5.9
March 26, 2022

This Rumi Quote on Love has Become my Guiding Light.

I cannot say this advice saved me or sent me running into the arms of my soul mate.

Yet, for some reason, it flipped my whole world by changing my perspective of love and life. Possibly, I have been the emotionally unavailable asshat in my own life. Limiting myself to my truest potential to fall in love with my own life and to love others, to welcome companionship and live the adventure.

Rumi, the great poet, came into my vortex when I began to search within for the barriers I had built to defend myself. In some way, these barriers gratified a sense of fear to the hurt and failure within. But it closed me off to a deeper connection of living a life in love, joy, fun, and adventure.

His first quote that initiated this journey was:

Your task is not to seek for love, but merely to seek and find all the barriers within yourself that you have built against it.”

I’ve always considered myself a free spirit. A spirit willing to be open to experience and to connection. When I began to look within, I found I always seemed to seek out a sort of love, only to find that love and feel like there was more. I could not stay and left feeling disappointed.

So I took a sabbatical. I mean sabbatical in terms of the Greek word sabatikos, “of the Sabbath”—the day of rest. I took a rest from my external seeking, the hoping that the more I put myself out there, the greater the chance of finding love would be. Instead, I decided I would give my heart a break and allow it to heal fully.

This decision has taken me on a journey of love more so than I ever would have imagined. Rumi’s quote of the barriers within myself came to fruition in a multitude of fashions. The expectation I place on myself and on others. Oh…the pressure. The attempt to control the outcome.

My pain and broken-heartedness with its unhealed resentments, along with the simultaneous path to forgiveness. My insecurity, doubt, and my disbelief. My incapacity to surrender. This time to myself has been a journey of unravelling. I have discovered intense emotional reactions due to years of suppression. I have also connected in platonic ways that have revealed deeper levels of intimacy than I thought possible. I have laughed harder at the silliness of life and learned not to take myself and my journey so seriously.

In sum of it all, I have learnt that my greatest barrier to love has been me all along.

My inability to love myself, and I don’t mean this in a cliché manner. By love myself I mean, spend evenings alone and truly enjoy what I can come up with to do. Finding comfort in my own habits and lifestyle choices. Uncovering the courage to take myself out to the theatre for the pure joy of experience. Swimming in the ocean after a long day of work, alone and thrilled as the sun sets its pink and orange tones around me.

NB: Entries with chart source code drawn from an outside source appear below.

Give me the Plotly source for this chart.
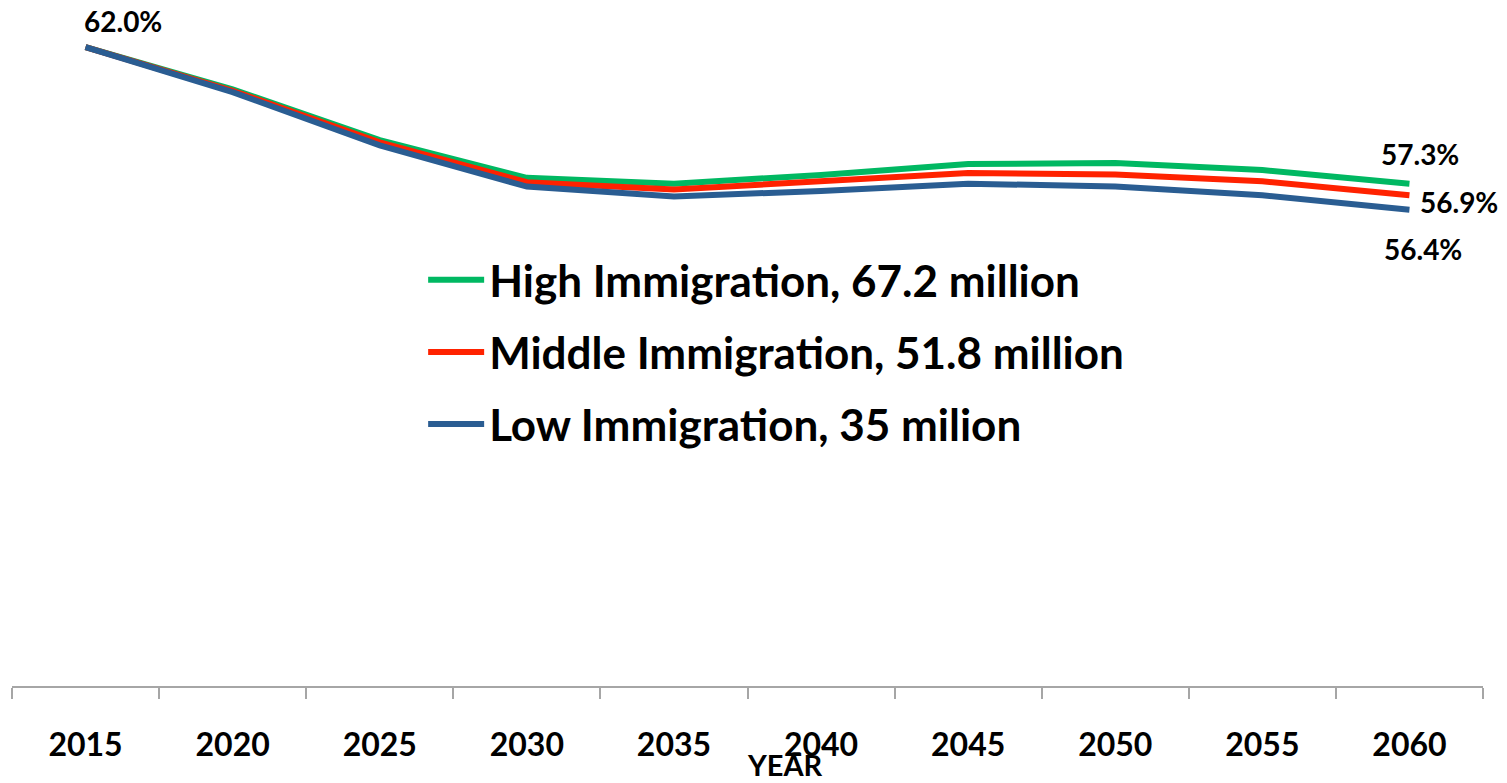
import plotly.graph_objects as go

years = ["2015", "2020", "2025", "2030", "2035", "2040", "2045", "2050", "2055", "2060"]
high = [62.0, 60.55, 58.8, 57.5, 57.3, 57.6, 57.98, 58.01, 57.77, 57.3]
middle = [62.0, 60.5, 58.72, 57.35, 57.1, 57.36, 57.67, 57.62, 57.38, 56.9]
low = [62.0, 60.45, 58.62, 57.2, 56.86, 57.05, 57.3, 57.2, 56.9, 56.4]

names = ["High Immigration, 67.2 million", "Middle Immigration, 51.8 million", "Low Immigration, 35 milion"]
colors = ["#00B862", "#FF2200", "#2A5D92"]

FONT = "Lato"
first = 0
last = len(years) - 1

fig = go.Figure()
for i, (vals, nm, col) in enumerate(zip([high, middle, low], names, colors)):
    fig.add_trace(go.Scatter(
        x=years, y=vals, mode="lines", name=nm, legendgroup=str(i),
        line=dict(color=col, width=6), hoverinfo="skip",
    ))

lab_font = dict(family=FONT, size=28, color="black", weight="bold")
fig.add_annotation(x=first, y=high[first], text="%.1f%%" % high[first], showarrow=False,
                   xanchor="left", yanchor="bottom", xshift=-4, yshift=7, font=lab_font)
fig.add_annotation(x=last, y=high[last], text="%.1f%%" % high[last], showarrow=False,
                   xanchor="left", yanchor="bottom", xshift=-30, yshift=11, font=lab_font)
fig.add_annotation(x=last, y=middle[last], text="%.1f%%" % middle[last], showarrow=False,
                   xanchor="left", yanchor="middle", xshift=9, yshift=-7, font=lab_font)
fig.add_annotation(x=last, y=low[last], text="%.1f%%" % low[last], showarrow=False,
                   xanchor="left", yanchor="top", xshift=-27, yshift=-20, font=lab_font)

fig.add_annotation(xref="paper", yref="paper", x=0.5255, y=-0.116, text="YEAR",
                   showarrow=False, xanchor="center", yanchor="middle",
                   font=dict(family=FONT, size=29, color="black", weight="bold"))

fig.update_layout(
    width=1507, height=783,
    margin=dict(l=12, r=24, t=8, b=97),
    paper_bgcolor="white", plot_bgcolor="white",
    showlegend=True,
    legend=dict(x=0.2795, y=0.651, xanchor="left", yanchor="top",
                font=dict(family=FONT, size=44, color="black", weight="bold"),
                bgcolor="rgba(0,0,0,0)", traceorder="grouped", tracegroupgap=12,
                itemwidth=56),
    font=dict(family=FONT),
)
fig.update_xaxes(type="category", range=[-0.5, 9.5], showgrid=False, zeroline=False,
                 showline=True, linecolor="#A6A6A6", linewidth=2,
                 ticks="outside", tickson="boundaries", ticklen=11, tickcolor="#A6A6A6", tickwidth=2,
                 ticklabelstandoff=30,
                 tickfont=dict(family=FONT, size=32, color="black", weight="bold"))
fig.update_yaxes(range=[40, 63.35], visible=False, showgrid=False, zeroline=False)

fig.write_html("out.html", config={"displayModeBar": False},
               post_script="document.body.style.margin='0';document.body.style.overflow='hidden';")
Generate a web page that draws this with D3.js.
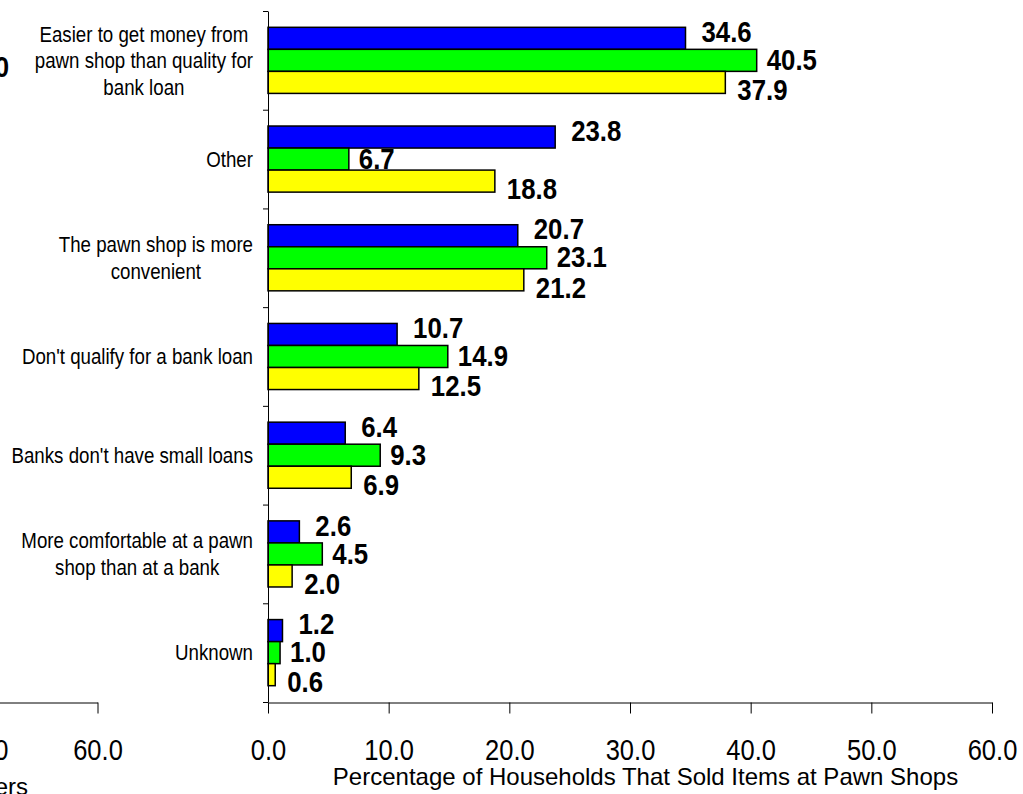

I have faced my worries and fears and offered myself space to give loving-kindness to my own being and the hardships I have endured. In this space, I feel at ease not to chase the love I think I want, but to allow the love I know I am worthwhile.

I have allowed myself the freedom to discover what it is that brings me joy and the love I wish to share with another, when the time happens. I’m not chasing it no more. I feel content knowing that when the last barrier has been surrendered, love may appear in human form. If it does or does not, I will continue to uncover layers of love to be lived. However, in my disbelief, I discovered a part of myself that still truly believes.

Now, this whole journey lead to another Rumi quote on love that I feel has become a guiding light:

“A life without love is of no account. Don’t ask yourself what kind of love you should seek, spiritual or material, divine or mundane, Eastern or European. Divisions only lead to more divisions. Love has no labels, no definitions. It is what it is. Pure and simple. Love is the water of life. And a lover is a soul of fire! The universe turns differently when fire loves water.”

And so I realised that it is not what it looks like on the outside. It is what it feels like within that truly matters. The journey is to continually have an open heart to every experience and move with its flow. The last quote of Rumi’s that goes with this script is:

“Because although it is a fact that He cannot be found by seeking, only those who seek can find Him.” ~ Elif Shafak, The Forty Rules of Love

Now, I do not mean this in any way religious and each to their own interpretation however it resonates. I find simplicity in this statement that goes with many aspects of life—be that happiness, wealth, love, truth.

The quote begins through a conversation of finding Him. When asked if he was able to, the reply was, indeed.

He has been with me all along.

Why we seek that on the outside which is found within?

I think it’s because through our environment that doors of self-discovery are opened. When we search within, we find the virtues of freedom and embodiment and can live it inside out. We are cyclical like that of nature. The truth we seek inside is the truth found on the outside, and the truth that is sought outside is lived within.

Therefore, let us not complicate love no further. May we allow love its course to live through each and every one of us, confined to no limit. May we heal our hearts of all defences and clear our mind to welcome the light and passions that ignite our soul’s desire.